Development continued into the 1950’s, as Alaska assumed a new role as a front during the Cold War. The federal government also began investing in scientific facilities in the city, establishing the Geophysical Institute to study the Northern Lights and other peculiarities of Alaskan wildlife and geology. The city was also a hub of the Alaska statehood movement, and the admission of Alaska to the union as the 49th state in 1959 led to much celebration in Fairbanks.
In 1967, Fairbanks was struck by disaster when unusually high rainfall led to a rapid rise in the Chena River, causing massive flooding in the city. Four people were killed and hundreds of millions of dollars of damage was inflicted on the city’s infrastructure. The city recovered rapidly from the flood and was designated as an All-America City in 1969 in honor of its citizens’ resilience in the face of tragedy.
Fairbanks would see a new wave of boomtown development following the discovery of oil in Prudhoe Bay, located along Alaska’s North Slope. As the largest city in the region and a hub of Alaskan air travel, Fairbanks was a natural starting point for oil development in the state. The construction of the Trans-Alaska Pipeline System, which ran through Fairbanks between Prudhoe Bay and Valdez, cemented the city’s newfound importance as an oil town, while the Dalton Highway was constructed in 1977 and connected Fairbanks with Prudhoe Bay directly.
The mass influx of residents to Fairbanks due to the oil boom caused a massive strain on public services, as roads and electrical grids struggled to accommodate thousands of new residents. The city also saw an uptick in crime. While oil construction largely ended in the 1970’s, increased taxation brought in more revenue to the city’s coffers, while an increase in global oil prices in the 1990’s further benefited the city.

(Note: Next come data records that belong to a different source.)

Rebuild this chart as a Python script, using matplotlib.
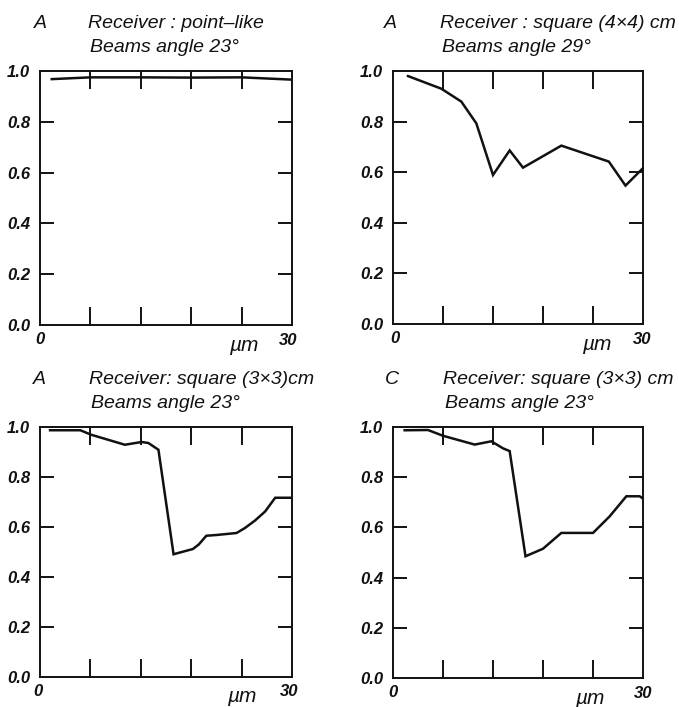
import matplotlib
matplotlib.use("Agg")
import matplotlib.pyplot as plt
import matplotlib.transforms as mtransforms

plt.rcParams['font.family'] = ['Liberation Sans Narrow', 'Liberation Sans', 'DejaVu Sans']

# ---- data ----
x1 = [1.4, 6, 12, 18, 24, 30]
y1 = [0.968, 0.975, 0.975, 0.974, 0.975, 0.966]

x2 = [1.8, 5.8, 8.2, 10.0, 12.0, 14.0, 15.6, 20.2, 25.9, 27.9, 30.0]
y2 = [0.980, 0.930, 0.879, 0.793, 0.589, 0.686, 0.618, 0.705, 0.642, 0.547, 0.616]

x3 = [1.2, 4.8, 6.1, 10.1, 12.1, 12.9, 14.1, 15.9, 18.2, 18.9, 19.8, 21.0, 23.4, 24.4, 25.6, 26.8, 28.0, 30.0]
y3 = [0.987, 0.987, 0.969, 0.929, 0.940, 0.936, 0.909, 0.491, 0.512, 0.530, 0.565, 0.568, 0.576, 0.596, 0.626, 0.662, 0.717, 0.717]

x4 = [1.4, 4.2, 6.0, 9.8, 11.8, 13.2, 14.0, 15.9, 18.0, 20.2, 24.0, 26.0, 28.0, 29.6, 30.0]
y4 = [0.987, 0.988, 0.965, 0.930, 0.943, 0.915, 0.904, 0.485, 0.515, 0.578, 0.578, 0.644, 0.724, 0.724, 0.715]

letters = ['A', 'A', 'A', 'C']
line1 = ['Receiver : point–like', 'Receiver : square (4×4) cm',
         'Receiver: square (3×3)cm', 'Receiver: square (3×3) cm']
line2 = ['Beams angle 23°', 'Beams angle 29°', 'Beams angle 23°', 'Beams angle 23°']

xticks = [6, 12, 18, 24]
yticks = [0.0, 0.2, 0.4, 0.6, 0.8, 1.0]
ytick_labels = ['0.0', '0.2', '0.4', '0.6', '0.8', '1.0']
x_end_labels = ['0', '30']
x_unit = 'µm'

W, H = 679, 707
fig = plt.figure(figsize=(W / 100, H / 100), dpi=100)

# axes boxes in pixels: left, top, right, bottom
boxes = [(40, 71, 292, 325), (393, 71, 643, 324), (40, 427, 292, 677), (393, 427, 643, 678)]
title_pos = [(40, 88, 23, 47), (390, 440, 23, 47), (39, 89, 380, 403), (392, 443, 380, 403)]
zero_x = [0.0, 0.2, -0.3, 0.0]
thirty_x = [29.5, 29.9, 29.6, 30.0]
unit_x = [24.2, 24.5, 24.0, 23.6]
data = [(x1, y1), (x2, y2), (x3, y3), (x4, y4)]

tfont = dict(fontsize=14, style='italic', color='#111111')
nfont = dict(fontsize=12, style='italic', weight='bold', color='#111111',
             family=['Liberation Sans', 'DejaVu Sans'])

for i, (l, t, r, b) in enumerate(boxes):
    ax = fig.add_axes([l / W, 1 - b / H, (r - l) / W, (b - t) / H])
    xs, ys = data[i]
    ax.plot(xs, ys, color='#111111', lw=1.8, solid_joinstyle='miter')
    ax.set_xlim(0, 30)
    ax.set_ylim(0, 1.0)
    for s in ax.spines.values():
        s.set_linewidth(1.4)
        s.set_color('#111111')
    ax.set_xticks(xticks)
    ax.set_xticklabels([])
    ax.tick_params(axis='x', which='major', direction='in', length=13, width=1.4,
                   top=True, bottom=True, color='#111111')
    ax.set_yticks(yticks)
    ax.set_yticklabels(ytick_labels, **nfont)
    ax.tick_params(axis='y', which='major', direction='in', length=10, width=1.4,
                   left=True, right=True, pad=7, color='#111111')
    yt = ax.yaxis.get_major_ticks()
    for k in (0, len(yt) - 1):
        yt[k].tick1line.set_visible(False)
        yt[k].tick2line.set_visible(False)
    trans = mtransforms.blended_transform_factory(ax.transData, ax.transAxes)
    ax.text(zero_x[i], -0.027, x_end_labels[0], transform=trans, ha='center', va='top', **nfont)
    ax.text(thirty_x[i], -0.03, x_end_labels[1], transform=trans, ha='center', va='top', **nfont)
    ax.text(unit_x[i], -0.042, x_unit, transform=trans, ha='center', va='top',
            fontsize=15, style='italic', color='#111111')

    lx, tx, y1p, y2p = title_pos[i]
    fig.text(lx / W, 1 - y1p / H, letters[i], ha='center', va='center', **tfont)
    fig.text(tx / W, 1 - y1p / H, line1[i], ha='left', va='center', **tfont)
    fig.text((tx + 2) / W, 1 - y2p / H, line2[i], ha='left', va='center', **tfont)

fig.savefig('out.png', dpi=100, facecolor='white')
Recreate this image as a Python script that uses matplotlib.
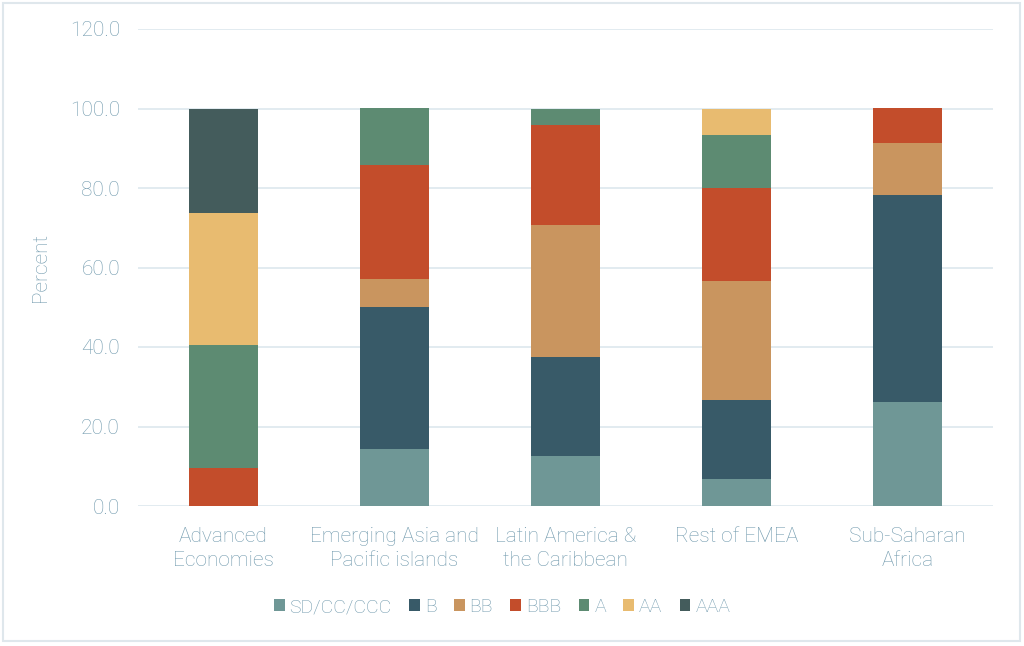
import numpy as np
import matplotlib.pyplot as plt
from matplotlib.patches import Rectangle

# Share of sovereigns by rating bucket, per region (percent)
regions = ["Advanced\nEconomies", "Emerging Asia and\nPacific islands",
           "Latin America &\nthe Caribbean", "Rest of EMEA", "Sub-Saharan\nAfrica"]
ratings = ["SD/CC/CCC", "B", "BB", "BBB", "A", "AA", "AAA"]

sd_cc_ccc = [0.0, 14.3, 12.5, 6.7, 26.1]
b_rating = [0.0, 35.7, 25.0, 20.0, 52.2]
bb_rating = [0.0, 7.1, 33.3, 30.0, 13.0]
bbb_rating = [9.5, 28.6, 25.0, 23.3, 8.7]
a_rating = [31.0, 14.3, 4.2, 13.3, 0.0]
aa_rating = [33.1, 0.0, 0.0, 6.7, 0.0]
aaa_rating = [26.4, 0.0, 0.0, 0.0, 0.0]

series = [sd_cc_ccc, b_rating, bb_rating, bbb_rating, a_rating, aa_rating, aaa_rating]
colors = ["#6f9796", "#385a68", "#c9955f", "#c34d2b", "#5d8b72", "#e8bb70", "#445c5c"]

text_col = "#7099ad"
grid_col = "#dde8ee"

plt.rcParams['font.family'] = ['Roboto', 'DejaVu Sans']

fig = plt.figure(figsize=(10.24, 6.46), dpi=100)
ax = fig.add_axes([138 / 1024, 1 - 506 / 646, (993 - 138) / 1024, (506 - 29) / 646])

x = np.arange(len(regions))
bottom = np.zeros(len(regions))
for name, vals, c in zip(ratings, series, colors):
    vals = np.array(vals)
    ax.bar(x, vals, 0.4, bottom=bottom, color=c, label=name, zorder=3)
    bottom += vals

ax.set_xlim(-0.5, 4.5)
ax.set_ylim(0, 120)
ax.set_yticks(np.arange(0, 121, 20))
ax.set_yticklabels([f"{v:.1f}" for v in np.arange(0, 121, 20)])
ax.set_xticks(x)
ax.set_xticklabels(regions)
ax.grid(axis='y', color=grid_col, linewidth=1.2, zorder=0)
for s in ax.spines.values():
    s.set_visible(False)
ax.tick_params(axis='both', length=0, colors=text_col, labelsize=15)
ax.tick_params(axis='y', pad=13)
ax.tick_params(axis='x', pad=15)
for lbl in ax.get_xticklabels() + ax.get_yticklabels():
    lbl.set_fontweight('light')
    lbl.set_linespacing(1.35)
ax.set_ylabel("Percent", color=text_col, fontsize=15, fontweight='light', labelpad=14)

leg = fig.legend(loc='center', bbox_to_anchor=(502 / 1024, 1 - 607 / 646), ncol=7,
                 frameon=False, fontsize=14, handlelength=0.55, handleheight=0.55,
                 handletextpad=0.25, columnspacing=0.9)
for t in leg.get_texts():
    t.set_color(text_col)
    t.set_fontweight('light')

# light border around the whole chart
fig.patches.append(Rectangle((3 / 1024, 5 / 646), 1017 / 1024, 638 / 646,
                             transform=fig.transFigure, fill=False,
                             edgecolor="#dfe7ec", linewidth=1.5))

fig.savefig("out.png", dpi=100, facecolor='white')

Today, Fairbanks remains an important hub of economic activity in Alaska. The oil industry continues to bring in large amounts of money to the city, while local military bases reaffirm the city’s importance to American defense. Fairbanks has invested considerable amounts of money into upgrading the city’s infrastructure, making it one of the most livable cities in Alaska. The growing tourist industry has also brought countless newcomers to Fairbanks to witness the Northern Lights or view Alaska’s scenery and wildlife.
Fairbanks’ importance to American history cannot be understated. While it is not a massive metropolis like the cities of the continental U.S., Fairbanks has played a pivotal role in America’s economic development and military defense. As oil and natural resource exploitation continues in America’s 49th state, Fairbanks will continue to play a large role in the U.S. economy for years to come.